#### [Record list]
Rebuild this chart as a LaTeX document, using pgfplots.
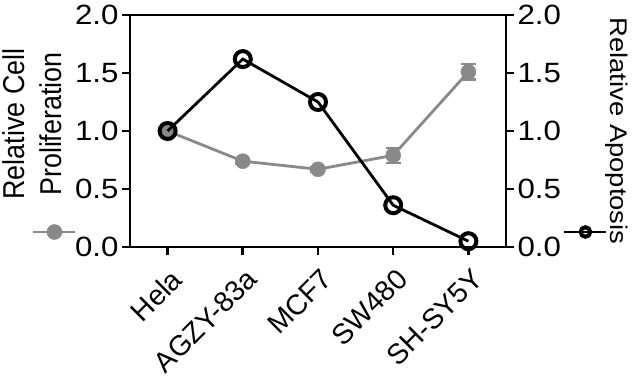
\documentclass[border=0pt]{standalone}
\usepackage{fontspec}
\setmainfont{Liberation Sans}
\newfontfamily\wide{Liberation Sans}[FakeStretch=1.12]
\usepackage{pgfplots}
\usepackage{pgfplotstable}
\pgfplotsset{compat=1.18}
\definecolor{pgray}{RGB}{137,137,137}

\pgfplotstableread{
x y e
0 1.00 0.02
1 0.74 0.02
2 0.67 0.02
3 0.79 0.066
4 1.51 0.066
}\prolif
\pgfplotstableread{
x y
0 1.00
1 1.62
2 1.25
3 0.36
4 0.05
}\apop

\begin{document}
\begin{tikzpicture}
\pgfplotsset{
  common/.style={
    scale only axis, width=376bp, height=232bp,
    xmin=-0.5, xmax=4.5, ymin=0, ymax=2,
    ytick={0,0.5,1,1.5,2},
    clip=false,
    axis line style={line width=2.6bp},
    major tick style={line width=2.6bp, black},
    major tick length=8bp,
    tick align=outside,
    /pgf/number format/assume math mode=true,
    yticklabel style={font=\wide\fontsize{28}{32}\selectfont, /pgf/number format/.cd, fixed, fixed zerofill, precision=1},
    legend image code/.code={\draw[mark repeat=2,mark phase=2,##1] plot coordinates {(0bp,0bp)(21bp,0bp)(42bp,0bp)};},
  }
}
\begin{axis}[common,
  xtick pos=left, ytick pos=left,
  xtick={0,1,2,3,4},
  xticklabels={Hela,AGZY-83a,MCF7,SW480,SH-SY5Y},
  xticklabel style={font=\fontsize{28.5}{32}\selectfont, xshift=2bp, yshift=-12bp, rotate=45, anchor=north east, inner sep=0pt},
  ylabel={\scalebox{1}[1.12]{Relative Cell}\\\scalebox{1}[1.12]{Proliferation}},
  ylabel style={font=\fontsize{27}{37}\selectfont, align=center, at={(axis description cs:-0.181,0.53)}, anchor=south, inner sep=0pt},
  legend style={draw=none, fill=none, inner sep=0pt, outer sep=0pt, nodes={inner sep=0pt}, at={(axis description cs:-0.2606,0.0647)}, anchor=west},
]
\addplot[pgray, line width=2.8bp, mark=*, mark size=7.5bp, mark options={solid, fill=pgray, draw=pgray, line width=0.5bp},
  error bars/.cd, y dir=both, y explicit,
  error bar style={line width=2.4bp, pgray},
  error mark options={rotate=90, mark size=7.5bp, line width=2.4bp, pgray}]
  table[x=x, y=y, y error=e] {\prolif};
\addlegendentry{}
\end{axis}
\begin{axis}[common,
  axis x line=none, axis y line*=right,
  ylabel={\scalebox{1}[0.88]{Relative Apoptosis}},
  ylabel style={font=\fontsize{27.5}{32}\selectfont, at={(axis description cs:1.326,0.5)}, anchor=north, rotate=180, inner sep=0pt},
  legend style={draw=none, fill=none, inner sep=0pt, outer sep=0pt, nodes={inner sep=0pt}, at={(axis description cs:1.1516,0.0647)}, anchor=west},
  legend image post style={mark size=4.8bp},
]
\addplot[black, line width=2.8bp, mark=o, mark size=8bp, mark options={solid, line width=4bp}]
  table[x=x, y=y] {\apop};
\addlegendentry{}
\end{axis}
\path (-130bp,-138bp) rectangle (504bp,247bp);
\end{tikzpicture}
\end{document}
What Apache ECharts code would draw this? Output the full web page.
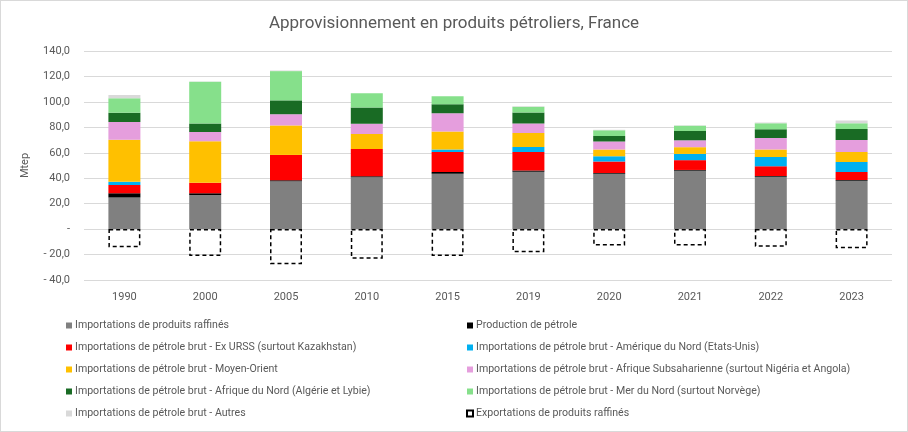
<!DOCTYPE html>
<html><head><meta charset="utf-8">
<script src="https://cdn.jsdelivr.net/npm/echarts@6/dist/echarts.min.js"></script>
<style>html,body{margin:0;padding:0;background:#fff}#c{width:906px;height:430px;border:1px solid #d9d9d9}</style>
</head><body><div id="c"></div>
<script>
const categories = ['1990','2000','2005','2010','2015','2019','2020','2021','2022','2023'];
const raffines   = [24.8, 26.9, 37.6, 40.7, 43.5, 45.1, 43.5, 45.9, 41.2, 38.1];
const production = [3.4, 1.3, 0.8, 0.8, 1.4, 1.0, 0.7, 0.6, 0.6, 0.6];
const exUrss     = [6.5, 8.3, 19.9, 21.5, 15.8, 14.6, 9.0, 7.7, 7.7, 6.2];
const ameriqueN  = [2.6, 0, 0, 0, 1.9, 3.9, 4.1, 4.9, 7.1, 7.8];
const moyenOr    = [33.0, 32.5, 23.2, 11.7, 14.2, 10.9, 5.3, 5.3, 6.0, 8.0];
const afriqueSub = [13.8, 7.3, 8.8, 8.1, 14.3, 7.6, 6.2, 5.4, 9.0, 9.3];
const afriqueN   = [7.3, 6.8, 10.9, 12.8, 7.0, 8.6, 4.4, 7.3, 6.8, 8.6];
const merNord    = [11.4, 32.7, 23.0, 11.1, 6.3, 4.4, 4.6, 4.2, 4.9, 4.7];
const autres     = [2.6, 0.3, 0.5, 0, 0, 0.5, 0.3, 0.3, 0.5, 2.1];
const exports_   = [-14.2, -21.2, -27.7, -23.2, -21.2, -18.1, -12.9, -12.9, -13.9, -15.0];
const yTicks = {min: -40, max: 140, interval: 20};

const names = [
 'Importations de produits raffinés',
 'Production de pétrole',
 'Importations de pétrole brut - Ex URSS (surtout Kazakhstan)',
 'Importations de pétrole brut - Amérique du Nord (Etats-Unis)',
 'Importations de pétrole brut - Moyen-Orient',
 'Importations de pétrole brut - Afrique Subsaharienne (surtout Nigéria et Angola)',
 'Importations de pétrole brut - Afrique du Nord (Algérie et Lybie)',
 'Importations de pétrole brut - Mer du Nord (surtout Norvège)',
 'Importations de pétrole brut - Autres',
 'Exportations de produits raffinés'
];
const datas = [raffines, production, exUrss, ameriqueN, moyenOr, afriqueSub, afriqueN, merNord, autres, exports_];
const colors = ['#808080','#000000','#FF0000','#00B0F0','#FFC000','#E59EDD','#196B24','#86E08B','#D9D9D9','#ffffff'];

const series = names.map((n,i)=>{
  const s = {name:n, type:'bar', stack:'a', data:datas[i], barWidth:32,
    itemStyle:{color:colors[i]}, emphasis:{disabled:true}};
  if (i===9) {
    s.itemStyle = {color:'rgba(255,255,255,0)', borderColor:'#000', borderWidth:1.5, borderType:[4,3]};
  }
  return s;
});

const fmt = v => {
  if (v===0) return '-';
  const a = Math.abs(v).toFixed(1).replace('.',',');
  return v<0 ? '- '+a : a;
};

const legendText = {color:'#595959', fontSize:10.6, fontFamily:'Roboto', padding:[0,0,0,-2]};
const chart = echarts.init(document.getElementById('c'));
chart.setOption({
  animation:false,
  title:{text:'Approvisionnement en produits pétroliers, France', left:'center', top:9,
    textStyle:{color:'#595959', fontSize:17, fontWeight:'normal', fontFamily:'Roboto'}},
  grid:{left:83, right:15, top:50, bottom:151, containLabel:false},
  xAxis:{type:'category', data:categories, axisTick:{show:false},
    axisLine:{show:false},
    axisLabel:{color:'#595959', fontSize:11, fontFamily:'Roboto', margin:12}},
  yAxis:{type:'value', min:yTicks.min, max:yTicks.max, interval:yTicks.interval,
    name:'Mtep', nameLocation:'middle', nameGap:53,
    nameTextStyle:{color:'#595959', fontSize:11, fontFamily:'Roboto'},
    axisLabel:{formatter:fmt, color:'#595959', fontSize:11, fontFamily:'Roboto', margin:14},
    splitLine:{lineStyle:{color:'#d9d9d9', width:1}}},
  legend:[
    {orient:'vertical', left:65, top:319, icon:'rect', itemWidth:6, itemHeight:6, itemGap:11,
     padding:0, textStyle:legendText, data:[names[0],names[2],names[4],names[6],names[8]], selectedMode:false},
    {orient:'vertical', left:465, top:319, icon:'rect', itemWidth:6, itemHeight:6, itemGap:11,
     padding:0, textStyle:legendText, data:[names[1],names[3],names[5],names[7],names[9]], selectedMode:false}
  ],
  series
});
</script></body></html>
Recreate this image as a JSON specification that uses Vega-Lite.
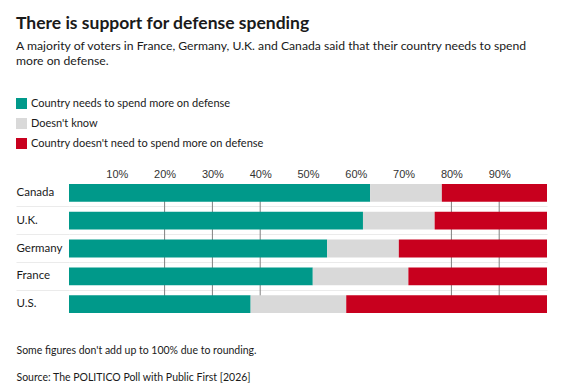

#### [Problem to solve]
Work through the records line by line and tally those with the word "image". Report only the total.

#### [The response]
3